“I have to say that it is just shoots we are seeing at present. Nothing’s really flowering yet,” Pattison says. “But Myanmar is still relatively isolated. There hasn’t been much ex-posure, not many exchanges or residencies. Artists here are also really interested in depicting beauty, and when people talk about cutting-edge contemporary art, beauty is not something they normally mention.”
Regardless, the past few years have seen a spate of gallery openings in Yangon. Many, such as Pansodan and Lawkanat, have taken up residence in old buildings in the city’s downtown area. Most are unrenovated, and walking up their dilapidated staircases to the dim entrance doorways is an adventure in itself. Other spaces, like Gallery 65, have taken advantage of the city’s large stock of grand colonial-period houses, many in the leafy Golden Valley neighborhood.

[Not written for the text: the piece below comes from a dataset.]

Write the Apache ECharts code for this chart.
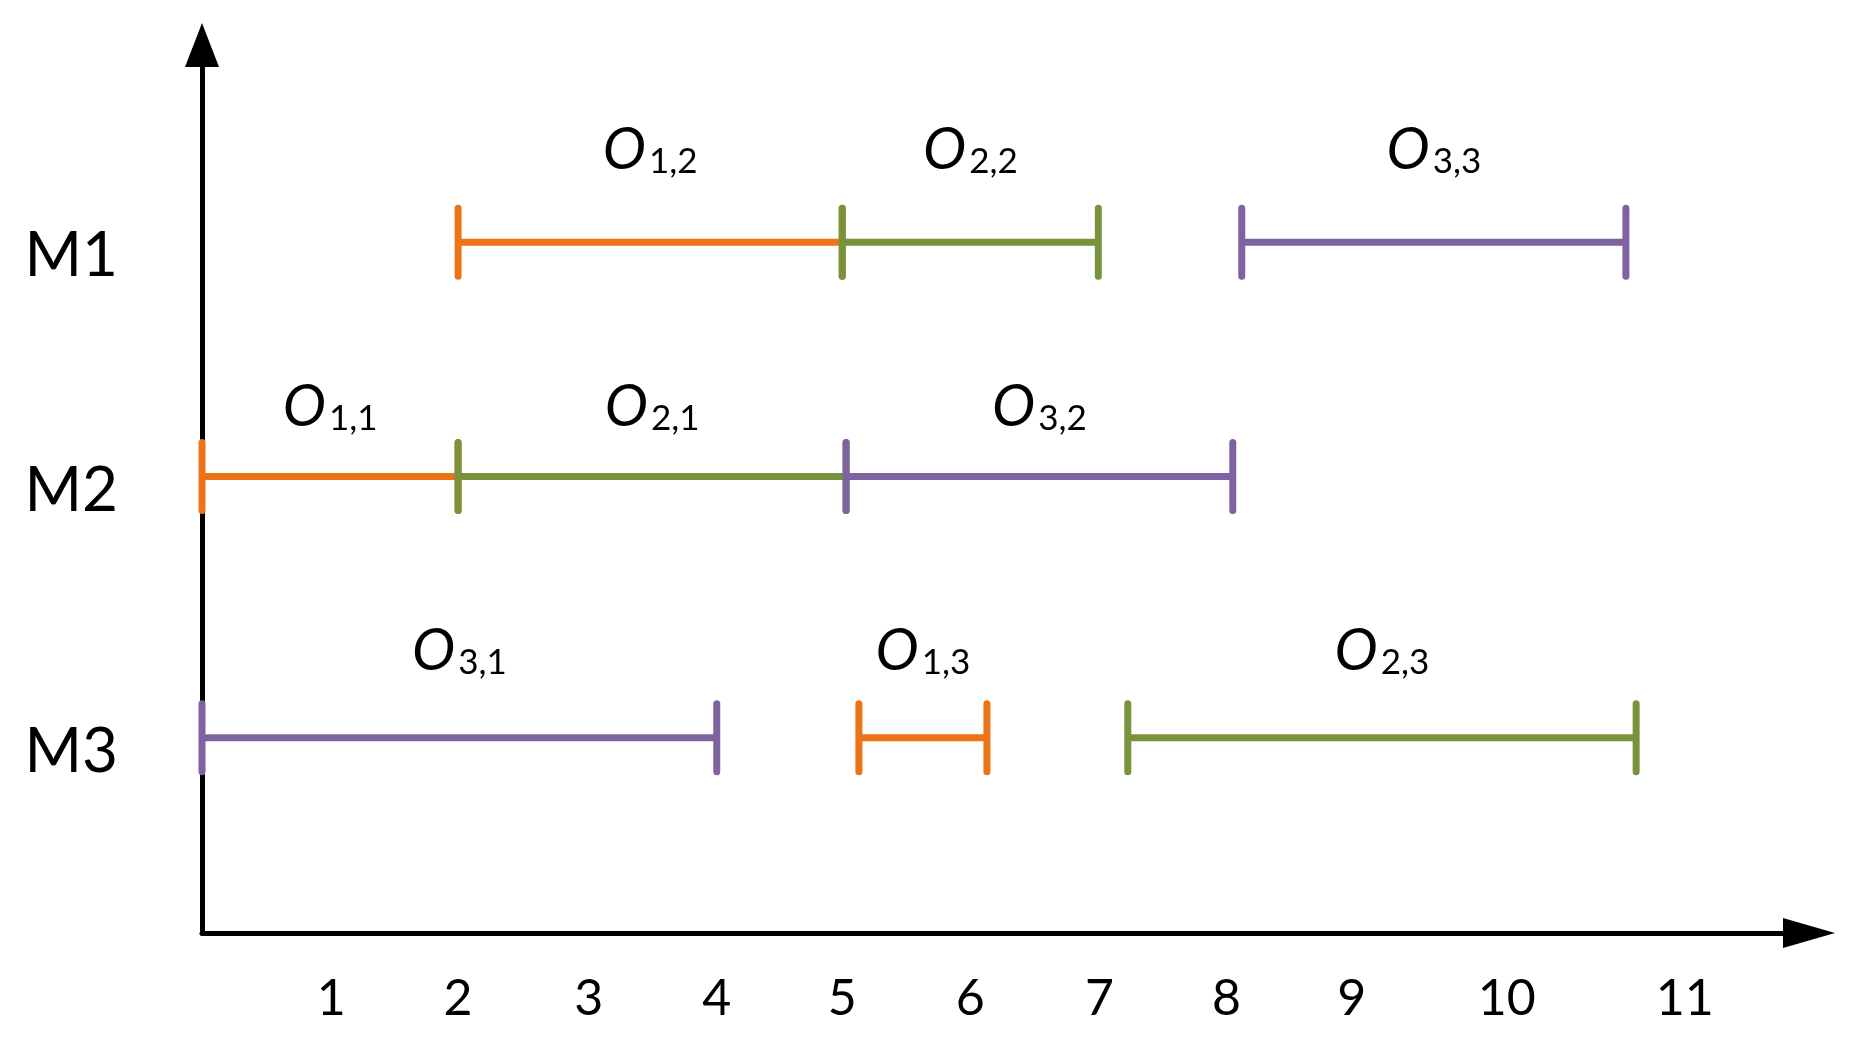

Some enterprising artists have also made use of temporary addresses. The Rendezvous urban art event, which brought together 28 street and graffiti artists from Myanmar and elsewhere in the region, was held last February in an under-construction condominium in the shadow of Shwedagon Pagoda. In a country where tagging is equated with vandalism, the six-day show was something of a watershed. Ku Kue, who is part of a group called Yangon Street Art, tells me it was only the second time that these artists had gathered formally. Together with her colleagues, she took advantage of the opportunity by spray-painting a wall of the apartment in her exuberant, hip-hop-influenced style.
MIN WAE AUNGS’S cramped studio, attached to his multilevel New Treasure Art Gallery in Golden Valley, overflows with canvasses and pots full of brushes. From a small couch squeezed into one corner of the room, he re-counts his trajectory from a modest upbringing in the Irrawaddy Delta town of Danubyu to becoming one of Myanmar’s most internationally recognized artists, with his paintings of Buddhist monks and nuns fetching up to US$20,000 each. (Because of his signature subject matter, his friends have dubbed him pone gyi sayar gyi—“the monk expert.”)
“It is my most familiar subject because when I was child I had to study in a monastery. I learned a lot about the behavior, habits, and lifestyles of monks,” he recalls.